§ Task requirements
What follows is a set of records; restate each one word for word and drop the pictures.
++++ Provided data ++++
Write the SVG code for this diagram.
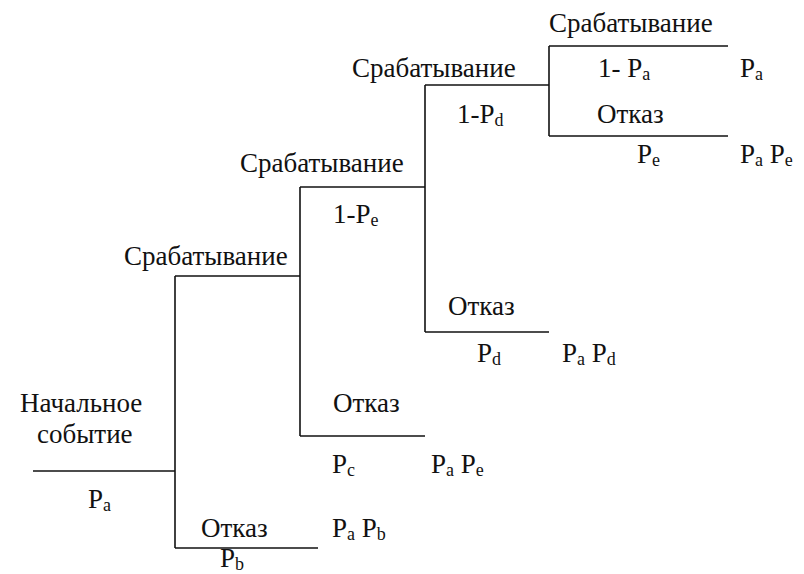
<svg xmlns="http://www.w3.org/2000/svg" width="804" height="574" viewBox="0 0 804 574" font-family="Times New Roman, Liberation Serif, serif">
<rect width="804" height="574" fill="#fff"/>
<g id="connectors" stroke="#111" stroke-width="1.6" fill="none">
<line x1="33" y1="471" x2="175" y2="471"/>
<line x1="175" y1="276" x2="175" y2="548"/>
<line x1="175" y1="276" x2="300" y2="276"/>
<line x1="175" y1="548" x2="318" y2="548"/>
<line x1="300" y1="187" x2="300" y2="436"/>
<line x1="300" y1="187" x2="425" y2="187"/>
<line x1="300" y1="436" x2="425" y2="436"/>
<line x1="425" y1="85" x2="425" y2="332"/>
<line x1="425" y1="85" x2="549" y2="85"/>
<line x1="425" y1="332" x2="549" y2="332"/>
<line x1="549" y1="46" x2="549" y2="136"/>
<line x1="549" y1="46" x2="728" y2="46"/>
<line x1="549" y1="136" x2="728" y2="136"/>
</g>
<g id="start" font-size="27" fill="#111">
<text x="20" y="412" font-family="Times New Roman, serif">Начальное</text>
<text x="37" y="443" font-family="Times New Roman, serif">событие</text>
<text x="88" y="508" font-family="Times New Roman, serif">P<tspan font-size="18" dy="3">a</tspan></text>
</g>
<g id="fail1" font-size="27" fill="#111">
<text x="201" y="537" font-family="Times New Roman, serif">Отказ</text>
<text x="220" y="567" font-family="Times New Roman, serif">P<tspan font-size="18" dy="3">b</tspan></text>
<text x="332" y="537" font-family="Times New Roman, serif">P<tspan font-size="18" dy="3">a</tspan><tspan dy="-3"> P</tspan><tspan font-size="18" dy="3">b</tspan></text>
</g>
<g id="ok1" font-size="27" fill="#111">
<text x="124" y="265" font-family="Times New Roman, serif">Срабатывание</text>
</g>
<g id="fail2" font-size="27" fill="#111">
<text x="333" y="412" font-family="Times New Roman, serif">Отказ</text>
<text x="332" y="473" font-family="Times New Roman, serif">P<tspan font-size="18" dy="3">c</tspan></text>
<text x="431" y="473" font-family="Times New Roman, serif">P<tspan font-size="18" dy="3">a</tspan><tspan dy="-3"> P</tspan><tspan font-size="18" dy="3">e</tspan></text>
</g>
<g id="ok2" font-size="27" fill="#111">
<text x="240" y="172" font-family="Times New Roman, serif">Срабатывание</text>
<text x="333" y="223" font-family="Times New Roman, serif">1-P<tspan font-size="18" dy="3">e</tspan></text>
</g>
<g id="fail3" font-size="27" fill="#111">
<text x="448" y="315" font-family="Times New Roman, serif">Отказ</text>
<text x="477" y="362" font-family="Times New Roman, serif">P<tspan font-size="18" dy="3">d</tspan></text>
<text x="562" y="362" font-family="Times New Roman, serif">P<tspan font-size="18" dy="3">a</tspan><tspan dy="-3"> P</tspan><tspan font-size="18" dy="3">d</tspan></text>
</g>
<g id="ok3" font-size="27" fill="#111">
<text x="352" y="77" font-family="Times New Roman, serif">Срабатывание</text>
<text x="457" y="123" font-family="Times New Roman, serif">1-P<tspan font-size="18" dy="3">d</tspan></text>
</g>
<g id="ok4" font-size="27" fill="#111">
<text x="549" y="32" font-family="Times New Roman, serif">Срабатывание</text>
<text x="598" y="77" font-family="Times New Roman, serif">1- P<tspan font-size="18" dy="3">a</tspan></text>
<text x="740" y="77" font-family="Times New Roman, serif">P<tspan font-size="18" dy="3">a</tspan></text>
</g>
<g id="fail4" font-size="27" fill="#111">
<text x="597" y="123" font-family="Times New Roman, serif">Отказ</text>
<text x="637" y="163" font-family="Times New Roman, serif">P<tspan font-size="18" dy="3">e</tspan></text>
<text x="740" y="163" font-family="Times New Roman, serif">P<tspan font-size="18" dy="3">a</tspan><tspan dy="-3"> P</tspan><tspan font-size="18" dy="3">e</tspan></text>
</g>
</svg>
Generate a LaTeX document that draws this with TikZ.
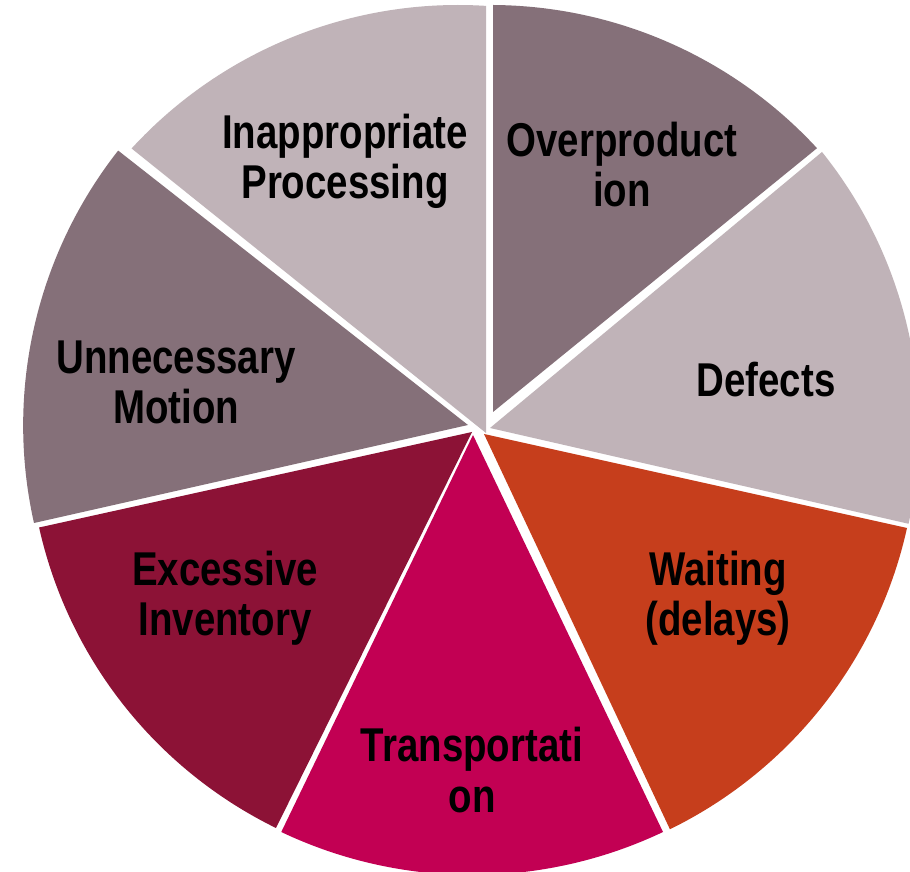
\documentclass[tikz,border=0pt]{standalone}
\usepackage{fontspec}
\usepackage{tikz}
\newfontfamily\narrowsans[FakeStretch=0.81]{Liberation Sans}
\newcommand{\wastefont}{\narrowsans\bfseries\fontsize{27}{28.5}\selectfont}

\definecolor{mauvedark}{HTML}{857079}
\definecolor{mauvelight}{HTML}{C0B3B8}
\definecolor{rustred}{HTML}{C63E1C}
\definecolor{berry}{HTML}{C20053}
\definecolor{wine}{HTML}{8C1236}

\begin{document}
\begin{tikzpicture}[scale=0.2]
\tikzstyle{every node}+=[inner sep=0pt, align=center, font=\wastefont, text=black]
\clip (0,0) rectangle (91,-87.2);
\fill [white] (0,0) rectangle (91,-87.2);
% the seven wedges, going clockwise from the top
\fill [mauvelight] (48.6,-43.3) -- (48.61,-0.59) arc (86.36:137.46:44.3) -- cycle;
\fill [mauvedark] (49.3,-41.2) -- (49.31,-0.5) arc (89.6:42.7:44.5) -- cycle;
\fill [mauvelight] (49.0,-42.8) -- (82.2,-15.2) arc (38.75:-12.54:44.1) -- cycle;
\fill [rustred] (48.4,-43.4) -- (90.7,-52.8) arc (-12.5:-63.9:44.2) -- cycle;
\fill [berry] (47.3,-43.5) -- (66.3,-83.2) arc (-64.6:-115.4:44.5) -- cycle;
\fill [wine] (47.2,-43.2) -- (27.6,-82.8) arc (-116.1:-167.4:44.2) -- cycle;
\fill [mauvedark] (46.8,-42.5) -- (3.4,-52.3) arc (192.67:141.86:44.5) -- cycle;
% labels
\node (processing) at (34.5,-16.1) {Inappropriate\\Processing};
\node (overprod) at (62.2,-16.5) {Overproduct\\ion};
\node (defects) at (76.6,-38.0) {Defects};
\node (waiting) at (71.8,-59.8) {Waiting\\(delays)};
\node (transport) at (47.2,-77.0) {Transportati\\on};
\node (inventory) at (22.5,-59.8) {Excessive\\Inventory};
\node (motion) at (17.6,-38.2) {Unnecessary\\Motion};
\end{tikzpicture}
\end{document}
++++
§ Solved exercise
Write the SVG code for this diagram.
<svg xmlns="http://www.w3.org/2000/svg" width="804" height="574" viewBox="0 0 804 574" font-family="Times New Roman, Liberation Serif, serif">
<rect width="804" height="574" fill="#fff"/>
<g id="connectors" stroke="#111" stroke-width="1.6" fill="none">
<line x1="33" y1="471" x2="175" y2="471"/>
<line x1="175" y1="276" x2="175" y2="548"/>
<line x1="175" y1="276" x2="300" y2="276"/>
<line x1="175" y1="548" x2="318" y2="548"/>
<line x1="300" y1="187" x2="300" y2="436"/>
<line x1="300" y1="187" x2="425" y2="187"/>
<line x1="300" y1="436" x2="425" y2="436"/>
<line x1="425" y1="85" x2="425" y2="332"/>
<line x1="425" y1="85" x2="549" y2="85"/>
<line x1="425" y1="332" x2="549" y2="332"/>
<line x1="549" y1="46" x2="549" y2="136"/>
<line x1="549" y1="46" x2="728" y2="46"/>
<line x1="549" y1="136" x2="728" y2="136"/>
</g>
<g id="start" font-size="27" fill="#111">
<text x="20" y="412" font-family="Times New Roman, serif">Начальное</text>
<text x="37" y="443" font-family="Times New Roman, serif">событие</text>
<text x="88" y="508" font-family="Times New Roman, serif">P<tspan font-size="18" dy="3">a</tspan></text>
</g>
<g id="fail1" font-size="27" fill="#111">
<text x="201" y="537" font-family="Times New Roman, serif">Отказ</text>
<text x="220" y="567" font-family="Times New Roman, serif">P<tspan font-size="18" dy="3">b</tspan></text>
<text x="332" y="537" font-family="Times New Roman, serif">P<tspan font-size="18" dy="3">a</tspan><tspan dy="-3"> P</tspan><tspan font-size="18" dy="3">b</tspan></text>
</g>
<g id="ok1" font-size="27" fill="#111">
<text x="124" y="265" font-family="Times New Roman, serif">Срабатывание</text>
</g>
<g id="fail2" font-size="27" fill="#111">
<text x="333" y="412" font-family="Times New Roman, serif">Отказ</text>
<text x="332" y="473" font-family="Times New Roman, serif">P<tspan font-size="18" dy="3">c</tspan></text>
<text x="431" y="473" font-family="Times New Roman, serif">P<tspan font-size="18" dy="3">a</tspan><tspan dy="-3"> P</tspan><tspan font-size="18" dy="3">e</tspan></text>
</g>
<g id="ok2" font-size="27" fill="#111">
<text x="240" y="172" font-family="Times New Roman, serif">Срабатывание</text>
<text x="333" y="223" font-family="Times New Roman, serif">1-P<tspan font-size="18" dy="3">e</tspan></text>
</g>
<g id="fail3" font-size="27" fill="#111">
<text x="448" y="315" font-family="Times New Roman, serif">Отказ</text>
<text x="477" y="362" font-family="Times New Roman, serif">P<tspan font-size="18" dy="3">d</tspan></text>
<text x="562" y="362" font-family="Times New Roman, serif">P<tspan font-size="18" dy="3">a</tspan><tspan dy="-3"> P</tspan><tspan font-size="18" dy="3">d</tspan></text>
</g>
<g id="ok3" font-size="27" fill="#111">
<text x="352" y="77" font-family="Times New Roman, serif">Срабатывание</text>
<text x="457" y="123" font-family="Times New Roman, serif">1-P<tspan font-size="18" dy="3">d</tspan></text>
</g>
<g id="ok4" font-size="27" fill="#111">
<text x="549" y="32" font-family="Times New Roman, serif">Срабатывание</text>
<text x="598" y="77" font-family="Times New Roman, serif">1- P<tspan font-size="18" dy="3">a</tspan></text>
<text x="740" y="77" font-family="Times New Roman, serif">P<tspan font-size="18" dy="3">a</tspan></text>
</g>
<g id="fail4" font-size="27" fill="#111">
<text x="597" y="123" font-family="Times New Roman, serif">Отказ</text>
<text x="637" y="163" font-family="Times New Roman, serif">P<tspan font-size="18" dy="3">e</tspan></text>
<text x="740" y="163" font-family="Times New Roman, serif">P<tspan font-size="18" dy="3">a</tspan><tspan dy="-3"> P</tspan><tspan font-size="18" dy="3">e</tspan></text>
</g>
</svg>
Generate a LaTeX document that draws this with TikZ.
\documentclass[tikz,border=0pt]{standalone}
\usepackage{fontspec}
\usepackage{tikz}
\newfontfamily\narrowsans[FakeStretch=0.81]{Liberation Sans}
\newcommand{\wastefont}{\narrowsans\bfseries\fontsize{27}{28.5}\selectfont}

\definecolor{mauvedark}{HTML}{857079}
\definecolor{mauvelight}{HTML}{C0B3B8}
\definecolor{rustred}{HTML}{C63E1C}
\definecolor{berry}{HTML}{C20053}
\definecolor{wine}{HTML}{8C1236}

\begin{document}
\begin{tikzpicture}[scale=0.2]
\tikzstyle{every node}+=[inner sep=0pt, align=center, font=\wastefont, text=black]
\clip (0,0) rectangle (91,-87.2);
\fill [white] (0,0) rectangle (91,-87.2);
% the seven wedges, going clockwise from the top
\fill [mauvelight] (48.6,-43.3) -- (48.61,-0.59) arc (86.36:137.46:44.3) -- cycle;
\fill [mauvedark] (49.3,-41.2) -- (49.31,-0.5) arc (89.6:42.7:44.5) -- cycle;
\fill [mauvelight] (49.0,-42.8) -- (82.2,-15.2) arc (38.75:-12.54:44.1) -- cycle;
\fill [rustred] (48.4,-43.4) -- (90.7,-52.8) arc (-12.5:-63.9:44.2) -- cycle;
\fill [berry] (47.3,-43.5) -- (66.3,-83.2) arc (-64.6:-115.4:44.5) -- cycle;
\fill [wine] (47.2,-43.2) -- (27.6,-82.8) arc (-116.1:-167.4:44.2) -- cycle;
\fill [mauvedark] (46.8,-42.5) -- (3.4,-52.3) arc (192.67:141.86:44.5) -- cycle;
% labels
\node (processing) at (34.5,-16.1) {Inappropriate\\Processing};
\node (overprod) at (62.2,-16.5) {Overproduct\\ion};
\node (defects) at (76.6,-38.0) {Defects};
\node (waiting) at (71.8,-59.8) {Waiting\\(delays)};
\node (transport) at (47.2,-77.0) {Transportati\\on};
\node (inventory) at (22.5,-59.8) {Excessive\\Inventory};
\node (motion) at (17.6,-38.2) {Unnecessary\\Motion};
\end{tikzpicture}
\end{document}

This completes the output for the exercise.